:: Source data ::
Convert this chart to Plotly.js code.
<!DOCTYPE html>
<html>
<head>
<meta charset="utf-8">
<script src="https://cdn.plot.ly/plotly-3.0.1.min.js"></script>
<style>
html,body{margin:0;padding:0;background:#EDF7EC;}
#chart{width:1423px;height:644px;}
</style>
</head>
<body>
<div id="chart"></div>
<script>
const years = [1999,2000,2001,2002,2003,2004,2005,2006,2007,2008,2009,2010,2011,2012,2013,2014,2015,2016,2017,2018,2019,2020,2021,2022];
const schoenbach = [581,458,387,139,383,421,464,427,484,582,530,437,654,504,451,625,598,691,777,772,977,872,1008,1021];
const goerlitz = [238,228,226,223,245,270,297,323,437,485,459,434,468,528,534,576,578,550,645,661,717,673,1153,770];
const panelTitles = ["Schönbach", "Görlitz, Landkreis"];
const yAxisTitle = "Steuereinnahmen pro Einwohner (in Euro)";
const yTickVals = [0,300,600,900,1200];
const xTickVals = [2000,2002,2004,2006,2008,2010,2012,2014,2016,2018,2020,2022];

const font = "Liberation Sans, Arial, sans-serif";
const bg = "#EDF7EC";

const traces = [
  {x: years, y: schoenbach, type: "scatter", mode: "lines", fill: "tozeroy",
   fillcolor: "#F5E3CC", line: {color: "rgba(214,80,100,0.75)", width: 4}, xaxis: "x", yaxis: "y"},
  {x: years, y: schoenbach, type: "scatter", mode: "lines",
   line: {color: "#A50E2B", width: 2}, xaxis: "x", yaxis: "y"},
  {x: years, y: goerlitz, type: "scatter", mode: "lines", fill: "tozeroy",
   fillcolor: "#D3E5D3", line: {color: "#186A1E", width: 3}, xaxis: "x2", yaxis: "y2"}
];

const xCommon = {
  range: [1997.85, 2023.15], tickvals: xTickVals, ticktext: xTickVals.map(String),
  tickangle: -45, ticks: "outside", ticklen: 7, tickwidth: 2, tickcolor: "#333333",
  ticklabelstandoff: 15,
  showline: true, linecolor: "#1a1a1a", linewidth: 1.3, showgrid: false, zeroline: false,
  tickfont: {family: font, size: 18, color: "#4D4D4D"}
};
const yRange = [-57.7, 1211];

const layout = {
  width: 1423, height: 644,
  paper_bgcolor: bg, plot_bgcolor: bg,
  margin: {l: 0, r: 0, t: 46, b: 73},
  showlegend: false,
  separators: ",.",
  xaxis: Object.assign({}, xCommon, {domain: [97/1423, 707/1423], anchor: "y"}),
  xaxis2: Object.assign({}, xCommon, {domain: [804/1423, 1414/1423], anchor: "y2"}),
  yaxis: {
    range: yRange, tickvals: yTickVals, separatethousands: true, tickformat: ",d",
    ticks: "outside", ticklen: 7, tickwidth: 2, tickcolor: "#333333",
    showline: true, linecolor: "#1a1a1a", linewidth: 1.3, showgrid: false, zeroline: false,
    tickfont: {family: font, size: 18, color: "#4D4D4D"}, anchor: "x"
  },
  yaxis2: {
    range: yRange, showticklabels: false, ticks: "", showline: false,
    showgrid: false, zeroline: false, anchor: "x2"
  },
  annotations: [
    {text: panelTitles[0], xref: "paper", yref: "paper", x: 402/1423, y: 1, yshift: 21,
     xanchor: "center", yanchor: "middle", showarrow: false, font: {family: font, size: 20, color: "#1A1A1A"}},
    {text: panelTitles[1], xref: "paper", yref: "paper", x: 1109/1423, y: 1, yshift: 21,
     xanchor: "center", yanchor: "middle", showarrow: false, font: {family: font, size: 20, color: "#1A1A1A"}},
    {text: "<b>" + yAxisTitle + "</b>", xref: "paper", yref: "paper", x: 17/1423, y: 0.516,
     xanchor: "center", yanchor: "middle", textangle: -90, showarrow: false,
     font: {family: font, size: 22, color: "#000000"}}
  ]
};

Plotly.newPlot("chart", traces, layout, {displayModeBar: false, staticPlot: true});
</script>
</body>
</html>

...

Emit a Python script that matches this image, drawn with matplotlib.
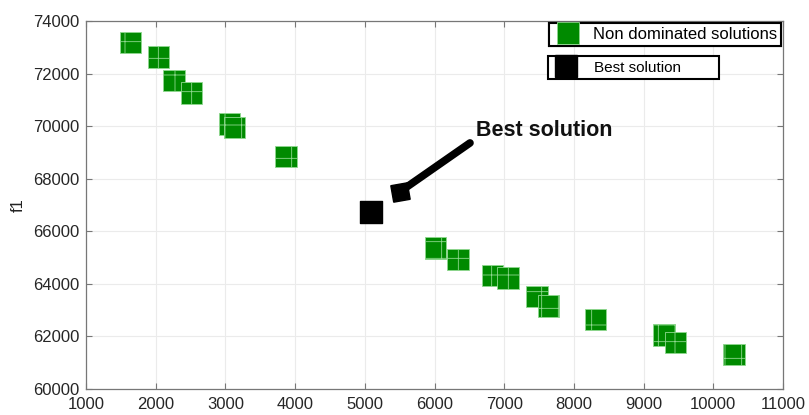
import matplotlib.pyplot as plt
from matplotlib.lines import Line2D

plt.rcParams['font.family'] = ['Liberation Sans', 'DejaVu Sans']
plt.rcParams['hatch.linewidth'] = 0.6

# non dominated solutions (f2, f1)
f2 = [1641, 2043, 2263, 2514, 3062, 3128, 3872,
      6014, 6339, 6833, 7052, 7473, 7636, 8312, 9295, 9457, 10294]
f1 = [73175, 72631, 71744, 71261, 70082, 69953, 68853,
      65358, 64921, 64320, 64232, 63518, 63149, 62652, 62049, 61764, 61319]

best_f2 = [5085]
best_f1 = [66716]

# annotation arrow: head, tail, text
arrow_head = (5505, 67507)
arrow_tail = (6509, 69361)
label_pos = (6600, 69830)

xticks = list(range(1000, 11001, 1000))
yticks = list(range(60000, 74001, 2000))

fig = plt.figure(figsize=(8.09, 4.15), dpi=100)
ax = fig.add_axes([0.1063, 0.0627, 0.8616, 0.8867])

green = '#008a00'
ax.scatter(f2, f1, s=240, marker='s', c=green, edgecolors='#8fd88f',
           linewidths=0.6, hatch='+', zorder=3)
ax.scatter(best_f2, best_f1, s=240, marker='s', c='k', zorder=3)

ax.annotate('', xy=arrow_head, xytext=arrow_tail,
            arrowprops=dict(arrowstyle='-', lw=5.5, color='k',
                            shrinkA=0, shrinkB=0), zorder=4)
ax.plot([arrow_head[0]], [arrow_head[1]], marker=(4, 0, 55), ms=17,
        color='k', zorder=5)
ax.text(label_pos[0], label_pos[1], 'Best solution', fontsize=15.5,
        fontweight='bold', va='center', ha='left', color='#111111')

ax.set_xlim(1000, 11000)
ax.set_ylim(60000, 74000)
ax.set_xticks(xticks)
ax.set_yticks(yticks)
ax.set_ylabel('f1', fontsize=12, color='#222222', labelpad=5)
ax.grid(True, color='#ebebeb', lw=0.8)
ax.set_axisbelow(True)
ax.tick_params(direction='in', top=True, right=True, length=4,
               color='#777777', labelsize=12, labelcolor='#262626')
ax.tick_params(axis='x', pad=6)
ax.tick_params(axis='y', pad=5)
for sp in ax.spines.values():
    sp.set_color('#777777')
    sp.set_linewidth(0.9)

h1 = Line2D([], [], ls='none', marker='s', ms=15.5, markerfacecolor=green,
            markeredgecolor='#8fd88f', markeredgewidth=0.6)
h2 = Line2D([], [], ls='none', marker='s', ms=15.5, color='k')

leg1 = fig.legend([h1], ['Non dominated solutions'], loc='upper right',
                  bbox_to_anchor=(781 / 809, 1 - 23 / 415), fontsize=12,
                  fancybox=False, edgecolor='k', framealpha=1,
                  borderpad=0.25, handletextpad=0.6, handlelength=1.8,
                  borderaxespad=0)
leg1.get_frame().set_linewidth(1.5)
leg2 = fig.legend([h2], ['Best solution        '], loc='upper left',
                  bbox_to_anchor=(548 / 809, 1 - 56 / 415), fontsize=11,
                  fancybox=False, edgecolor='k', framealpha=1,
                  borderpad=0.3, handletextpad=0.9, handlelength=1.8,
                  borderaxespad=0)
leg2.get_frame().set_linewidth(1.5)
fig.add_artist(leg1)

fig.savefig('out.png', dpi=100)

---

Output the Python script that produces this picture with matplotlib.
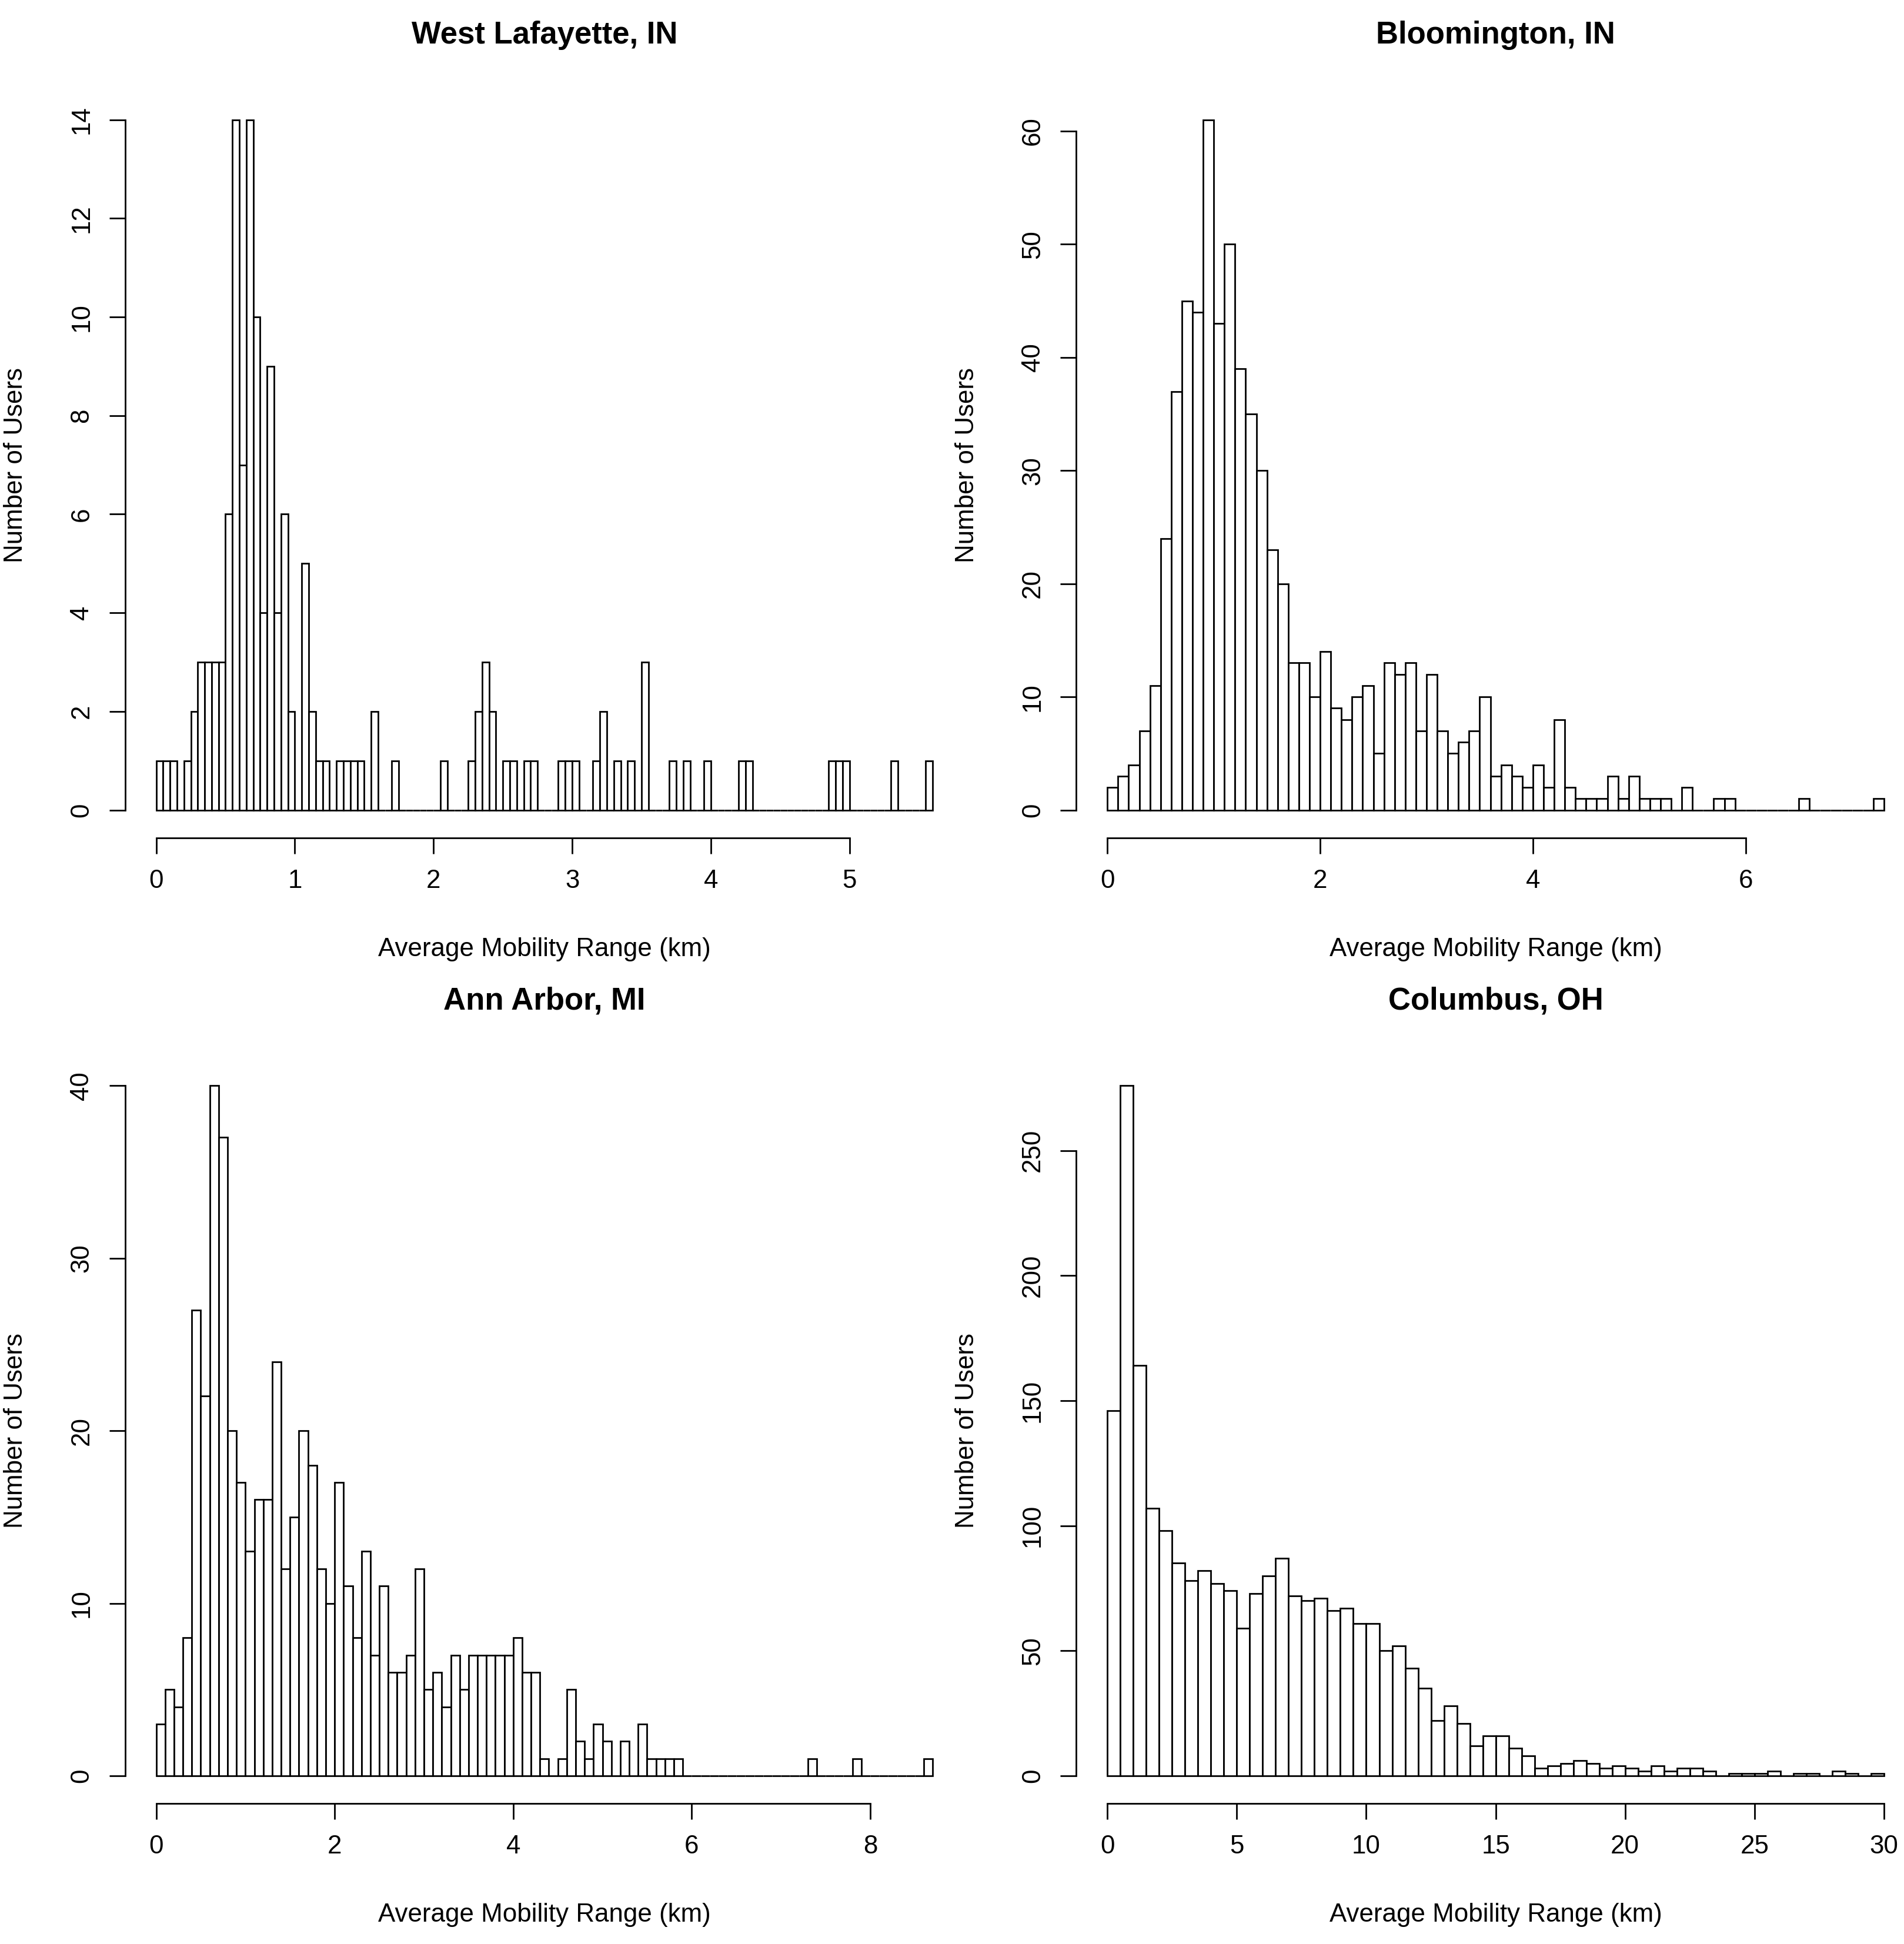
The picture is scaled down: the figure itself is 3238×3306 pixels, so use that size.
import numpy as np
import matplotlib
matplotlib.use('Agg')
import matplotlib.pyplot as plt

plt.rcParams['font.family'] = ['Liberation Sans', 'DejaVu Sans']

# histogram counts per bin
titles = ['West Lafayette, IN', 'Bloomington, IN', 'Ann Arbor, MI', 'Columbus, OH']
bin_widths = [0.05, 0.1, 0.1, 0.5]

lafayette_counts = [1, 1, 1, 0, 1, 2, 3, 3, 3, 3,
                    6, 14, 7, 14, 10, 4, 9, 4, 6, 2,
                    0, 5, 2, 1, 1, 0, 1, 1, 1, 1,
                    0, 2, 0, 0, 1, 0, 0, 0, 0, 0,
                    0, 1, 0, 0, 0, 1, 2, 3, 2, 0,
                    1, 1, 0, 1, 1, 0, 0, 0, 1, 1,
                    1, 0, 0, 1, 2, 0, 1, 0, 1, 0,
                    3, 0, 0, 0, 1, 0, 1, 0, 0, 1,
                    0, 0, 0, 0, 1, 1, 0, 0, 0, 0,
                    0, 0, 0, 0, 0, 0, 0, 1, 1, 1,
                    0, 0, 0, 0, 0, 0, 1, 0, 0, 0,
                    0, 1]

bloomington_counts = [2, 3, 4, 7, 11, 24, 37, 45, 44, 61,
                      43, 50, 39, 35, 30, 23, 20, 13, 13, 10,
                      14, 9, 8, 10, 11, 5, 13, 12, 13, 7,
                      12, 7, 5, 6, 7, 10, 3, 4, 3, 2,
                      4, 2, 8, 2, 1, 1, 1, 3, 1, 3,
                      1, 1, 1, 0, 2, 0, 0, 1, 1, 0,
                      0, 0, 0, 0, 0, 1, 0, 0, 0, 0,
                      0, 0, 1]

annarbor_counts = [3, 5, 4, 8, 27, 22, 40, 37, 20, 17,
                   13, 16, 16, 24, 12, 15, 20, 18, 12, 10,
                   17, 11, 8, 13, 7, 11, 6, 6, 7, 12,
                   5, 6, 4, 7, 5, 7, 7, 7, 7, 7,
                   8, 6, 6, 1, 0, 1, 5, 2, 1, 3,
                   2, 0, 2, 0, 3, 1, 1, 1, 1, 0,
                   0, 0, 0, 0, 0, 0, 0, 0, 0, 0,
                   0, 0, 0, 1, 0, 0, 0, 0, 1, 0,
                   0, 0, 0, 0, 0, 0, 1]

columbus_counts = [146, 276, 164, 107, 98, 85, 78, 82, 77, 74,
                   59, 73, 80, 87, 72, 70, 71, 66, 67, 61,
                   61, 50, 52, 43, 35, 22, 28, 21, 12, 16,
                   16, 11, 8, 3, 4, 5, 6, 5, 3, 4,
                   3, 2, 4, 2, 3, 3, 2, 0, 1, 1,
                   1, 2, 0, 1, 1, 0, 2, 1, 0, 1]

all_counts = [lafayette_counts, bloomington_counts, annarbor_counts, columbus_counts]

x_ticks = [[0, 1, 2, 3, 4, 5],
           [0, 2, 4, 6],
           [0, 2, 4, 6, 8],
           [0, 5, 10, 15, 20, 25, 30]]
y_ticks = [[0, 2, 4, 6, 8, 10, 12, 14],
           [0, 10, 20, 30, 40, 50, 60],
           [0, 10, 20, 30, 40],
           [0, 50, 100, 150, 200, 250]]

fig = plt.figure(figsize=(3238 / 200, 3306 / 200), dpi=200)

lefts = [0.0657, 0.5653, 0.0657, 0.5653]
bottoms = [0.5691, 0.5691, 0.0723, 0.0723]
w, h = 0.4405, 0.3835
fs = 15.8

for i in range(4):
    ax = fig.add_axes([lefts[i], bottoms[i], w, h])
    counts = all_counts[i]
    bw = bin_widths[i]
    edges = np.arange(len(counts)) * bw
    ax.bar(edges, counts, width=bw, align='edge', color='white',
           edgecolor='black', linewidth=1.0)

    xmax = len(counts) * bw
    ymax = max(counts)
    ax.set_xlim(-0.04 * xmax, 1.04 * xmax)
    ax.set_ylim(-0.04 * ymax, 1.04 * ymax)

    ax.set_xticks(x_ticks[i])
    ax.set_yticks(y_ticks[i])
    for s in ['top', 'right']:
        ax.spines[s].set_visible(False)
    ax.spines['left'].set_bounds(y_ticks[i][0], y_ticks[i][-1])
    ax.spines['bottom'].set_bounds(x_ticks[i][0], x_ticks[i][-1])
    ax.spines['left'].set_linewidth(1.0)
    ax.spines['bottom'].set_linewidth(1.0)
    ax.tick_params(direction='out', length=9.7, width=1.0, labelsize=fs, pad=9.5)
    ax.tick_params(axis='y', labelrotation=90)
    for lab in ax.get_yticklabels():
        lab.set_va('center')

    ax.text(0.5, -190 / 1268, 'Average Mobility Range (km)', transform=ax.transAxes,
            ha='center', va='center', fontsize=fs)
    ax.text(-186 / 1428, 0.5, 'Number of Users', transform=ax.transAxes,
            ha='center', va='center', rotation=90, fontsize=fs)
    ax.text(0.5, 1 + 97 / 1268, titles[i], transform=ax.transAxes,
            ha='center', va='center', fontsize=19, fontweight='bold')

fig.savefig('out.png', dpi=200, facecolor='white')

:: What you have to do ::
Give only the number of lines above that hold the string "with".

:: Output below ::
2